Uma cicatriz é uma marca de vida, não pode ser uma sentença de morte. Há cerca de quatro semanas foi aberta uma ferida profunda, a golpes de fogo e de silêncio de morte, no centro geográfico de Portugal. Está lá agora uma cicatriz de que é impossível desviar o olhar. Nem sequer precisamos de a procurar: ela emerge, em tons de negro e cinza, em cada uma das curvas das estradas que atravessam a zona do chamado pinhal interior, cruzando as povoações e localidades que saltaram para a vanguarda da atualidade mediática durante dias de desespero e estupefação. São quilómetros e quilómetros de troncos de árvores despidas, de terra preta e, à primeira vista, de absoluta ausência de vida. Não se ouve o chilrear dos pássaros nem o rastejar dos répteis, apenas se escuta o som do vento a soprar por entre a folhagem calcinada de uma floresta de eucaliptos. É um cenário triste e desolador que resume, num só golpe, tudo o que de mal se fez no território ao longo de décadas: políticas erradas de ordenamento, abandono completo das atividades tradicionais ligadas à terra, extensões imensas e monótonas de eucaliptos e pinheiros. Tudo, ainda por cima, alicerçado na convicção errada, como se viu, de que é possível combater de frente um grande incêndio, mesmo quando, ainda por cima, ele deflagra no pico de mais uma onda de calor.
A verdade, no entanto, é que a vida naquela região não pode ficar resumida a esta cicatriz. Mais relevante ainda: se continuarmos apenas a olhar para a cicatriz, vamos acabar com o que resta da vida ali. E, nesse caso, as consequências serão ainda piores do que as provocadas pelo incêndio: estaremos a agravar a desertificação, a fuga das populações e, com isso, a multiplicar ainda mais o desordenamento e a acumulação de combustível perdido na floresta, que ficará apenas à espera de mais um dia de temperaturas altas e de uma fagulha perdida para se incendiar de novo.
Ao percorrer os montes e vales das serras da Lousã e do Açor, mesmo em ritmo mais acelerado do que o desejado, não é difícil chegar à conclusão que, embora os incêndios sejam inevitáveis (fazem parte da própria natureza…), as tragédias podem ser evitadas.

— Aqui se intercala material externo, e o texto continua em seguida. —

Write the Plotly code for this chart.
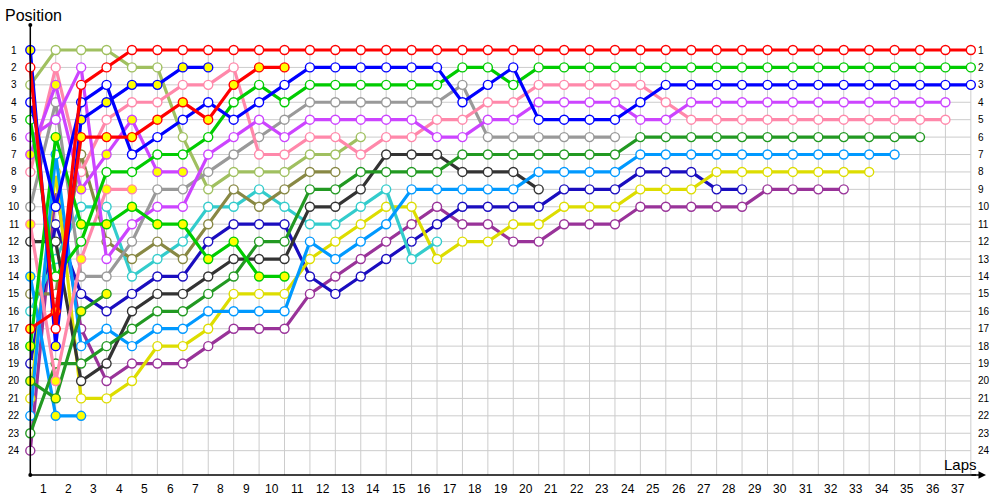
import plotly.graph_objects as go

# ---------------- data (positions by lap, starting at lap 0 = grid) -------------
laps = list(range(0, 38))
lap_tick_labels = [str(i) for i in range(1, 38)]
position_labels = [str(i) for i in range(1, 25)]

red_a = [2, 17, 3, 2] + [1] * 34
red_b = [17, 16, 6, 6, 6, 5, 4, 5, 3, 2, 2]
green_a = [5, 14, 12, 8, 8, 7, 7, 6, 4, 3, 4, 3, 3, 3, 3, 3, 3, 2, 2, 3] + [2] * 18
green_b = [18, 6, 11, 11, 10, 11, 11, 13, 12, 14, 14]
blue_a = [4, 10, 4, 3, 7, 6, 5, 4, 5, 4, 3, 2, 2, 2, 2, 2, 2, 4, 3, 2, 5, 5, 5, 5, 4] + [3] * 13
blue_b = [1, 18, 5, 4, 3, 3, 2, 2]
violet_a = [6, 5, 2, 13, 11, 10, 10, 7, 6, 5, 6, 5, 5, 5, 5, 5, 6, 6, 5, 5, 4, 4, 4, 4, 5, 5] + [4] * 11
violet_b = [7, 3, 9, 7, 5, 8, 8]
pink_a = [8, 2, 8, 5, 4, 4, 3, 3, 2, 7, 7, 6, 6, 7, 6, 6, 5, 5, 4, 4, 3, 3, 3, 3, 3, 4] + [5] * 11
pink_b = [11, 20, 13, 9, 9]
dkgreen_a = [23, 19, 19, 18, 17, 16, 16, 15, 14, 12, 12, 9, 9, 8, 8, 8, 8, 7, 7, 7, 7, 7, 7, 7] + [6] * 12
dkgreen_b = [20, 21, 16, 15]
ltblue_a = [22, 7, 18, 17, 18, 17, 17, 16, 16, 16, 16, 12, 13, 12, 11, 9, 9, 9, 9, 9, 8, 8, 8, 8] + [7] * 11
ltblue_b = [14, 22, 22]
yellow_a = [21, 8, 21, 21, 20, 18, 18, 17, 15, 15, 15, 13, 12, 11, 10, 10, 13, 12, 12, 11, 11, 10, 10, 10, 9, 9, 9] + [8] * 7
indigo_a = [19, 11, 15, 16, 15, 14, 14, 12, 11, 11, 11, 14, 15, 14, 13, 12, 11, 10, 10, 10, 10, 9, 9, 9, 8, 8, 8, 9, 9]
purple_a = [24, 9, 17, 20, 19, 19, 19, 18, 17, 17, 17, 15, 14, 13, 12, 11, 10, 11, 11, 12, 12, 11, 11, 11, 10, 10, 10, 10, 10, 9, 9, 9, 9]
gray_a = [10, 4, 14, 14, 12, 9, 9, 8, 7, 6, 5, 4, 4, 4, 4, 4, 4, 3, 6, 6, 6, 6, 6, 6]
ltgreen_a = [3, 1, 1, 1, 2, 2, 6, 9, 8, 8, 8, 7, 7, 6]
black_a = [12, 12, 20, 19, 16, 15, 15, 14, 13, 13, 13, 10, 10, 9, 7, 7, 7, 8, 8, 8, 9]
olive_a = [15, 15, 7, 12, 13, 12, 13, 11, 9, 10, 9, 8, 8]
cyan_a = [16, 13, 10, 10, 14, 13, 12, 10, 10, 9, 10, 11, 11, 10, 9, 13, 12]

# (series, line colour, marker fill) - drawn in this order
series = [
    (purple_a, "#993399", "white"),
    (indigo_a, "#1a0dbf", "white"),
    (yellow_a, "#dddd00", "white"),
    (cyan_a, "#33cccc", "white"),
    (olive_a, "#888844", "white"),
    (black_a, "#333333", "white"),
    (ltgreen_a, "#a0c060", "white"),
    (gray_a, "#999999", "white"),
    (ltblue_b, "#0099ff", "#ffff00"),
    (ltblue_a, "#0099ff", "white"),
    (dkgreen_b, "#229922", "#ffff00"),
    (dkgreen_a, "#229922", "white"),
    (pink_b, "#ff88aa", "#ffff00"),
    (pink_a, "#ff88aa", "white"),
    (violet_b, "#cc44ff", "#ffff00"),
    (violet_a, "#cc44ff", "white"),
    (green_b, "#00cc00", "#ffff00"),
    (green_a, "#00cc00", "white"),
    (blue_b, "#0000ff", "#ffff00"),
    (blue_a, "#0000ff", "white"),
    (red_b, "#ff0000", "#ffff00"),
    (red_a, "#ff0000", "white"),
]

# ---------------- pixel geometry helpers (screen pixels) ----------------
W, H = 1000, 500
X0PX, DX = 30.3, 25.42      # pixel of lap 0, pixels per lap
Y1PX, DY = 50.0, 17.42      # pixel of position 1, pixels per position


def lx(px):
    return (px - X0PX) / DX


def py(px):
    return 1 + (px - Y1PX) / DY


fig = go.Figure()

for data, color, fill in series:
    fig.add_trace(go.Scatter(
        x=laps[:len(data)], y=data, mode="lines+markers",
        line=dict(color=color, width=3.2),
        marker=dict(size=9, color=fill, line=dict(color=color, width=1.4)),
        cliponaxis=False, showlegend=False, hoverinfo="skip"))

shapes = []
grid = "#cccccc"
for lp in laps:
    shapes.append(dict(type="line", xref="x", yref="y", x0=lp, x1=lp,
                       y0=0.8, y1=py(475), line=dict(color=grid, width=1), layer="below"))
for p in range(1, 25):
    shapes.append(dict(type="line", xref="x", yref="y", x0=0, x1=37,
                       y0=p, y1=p, line=dict(color=grid, width=1), layer="below"))
# axes
shapes.append(dict(type="line", xref="x", yref="y", x0=0, x1=0, y0=py(25), y1=py(475),
                   line=dict(color="black", width=1.5)))
shapes.append(dict(type="line", xref="x", yref="y", x0=0, x1=lx(976), y0=py(475), y1=py(475),
                   line=dict(color="black", width=1.5)))
for cy in (25, 475):
    shapes.append(dict(type="circle", xref="x", yref="y",
                       x0=lx(X0PX - 2), x1=lx(X0PX + 2), y0=py(cy - 2), y1=py(cy + 2),
                       fillcolor="black", line=dict(color="black", width=0)))

annotations = []
font = "Liberation Sans"
for i, t in enumerate(lap_tick_labels):
    annotations.append(dict(x=i + 0.5, y=py(489), text=t, showarrow=False,
                            xanchor="center", yanchor="middle",
                            font=dict(family=font, size=12, color="black")))
for i, t in enumerate(position_labels):
    annotations.append(dict(x=lx(14), y=i + 1, text=t, showarrow=False,
                            xanchor="center", yanchor="middle",
                            font=dict(family=font, size=10, color="black")))
    annotations.append(dict(x=lx(976), y=i + 1, text=t, showarrow=False,
                            xanchor="left", yanchor="middle",
                            font=dict(family=font, size=10, color="black")))
annotations.append(dict(x=3 / W, y=1 - 15 / H, xref="paper", yref="paper", text="Position",
                        showarrow=False, xanchor="left", yanchor="middle",
                        font=dict(family=font, size=16, color="black")))
annotations.append(dict(x=lx(942), y=py(464), text="Laps", showarrow=False,
                        xanchor="left", yanchor="middle",
                        font=dict(family=font, size=15, color="black")))
# arrow head on the x axis
annotations.append(dict(x=lx(986), y=py(475), ax=lx(970), ay=py(475),
                        axref="x", ayref="y", text="", showarrow=True,
                        arrowhead=2, arrowsize=1, arrowwidth=1.5, arrowcolor="black"))

fig.update_layout(
    width=W, height=H, margin=dict(l=0, r=0, t=0, b=0),
    paper_bgcolor="white", plot_bgcolor="white",
    xaxis=dict(range=[lx(0), lx(W)], visible=False, fixedrange=True),
    yaxis=dict(range=[py(H), py(0)], visible=False, fixedrange=True),
    shapes=shapes, annotations=annotations, showlegend=False,
)

# remove the default page margin so the figure sits at the window's top-left corner
fig.write_html("out.html", config={"displayModeBar": False},
               post_script="document.body.style.margin='0';")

Percebe-se isso, por exemplo, quando, no meio da desolação, damos de caras com uma aldeia que ficou intacta perante o avanço das chamas. Porquê? Porque os seus habitantes se tinham organizado antes para proteger a orla do povoado e tiveram a sabedoria de manter, nas encostas, as florestas de sobreiros, oliveiras, azinheiras e carvalhos, muito mais resistentes às chamas, como é agora eloquentemente comprovado. Mais importante: tudo isso só foi conseguido porque essa aldeia voltou a ser habitada e dinamizada, nos últimos anos, graças ao empenho de quem continua a acreditar na terra e na agricultura, mas que sabe também reinventar o território e as fontes de rendimento, graças à oferta turística genuína e de qualidade, capaz de atrair um público exigente, culto e amante da natureza e da autenticidade.
Felizmente, há muitos outros bons exemplos, naquela região, de preservação do ambiente e de respeito pelo território. Mais do que para a cicatriz, é para esses sinais de vida e de persistência que temos de olhar e, na medida do possível, acarinhar. São eles que, pelo exemplo, poderão restituir a confiança e a esperança numa área ainda a recuperar do choque, e que não pode ter como única solução de futuro o ficar entregue à caridade ou solidariedade de quem está longe. Todos nós podemos fazer muito mais e de forma ativa. Embora nem sempre nos lembremos disso, ali entre o Zêzere e o Mondego, por serras e vales, há uma natureza exuberante, uma cultura riquíssima, um património bem conservado e uma série de heróis, muitos deles estrangeiros ou vindos das cidades grandes, que insistem em recuperar aldeias abandonadas e a transformá-las, graças ao turismo. Têm-no feito, é preciso dizê-lo, de uma forma exemplar, segundo os mais altos padrões internacionais. É por eles que tem que começar a reconstrução e revitalização da região. E, mais do que com a nossa ajuda, eles devem contar, isso sim, com o nosso apoio e participação.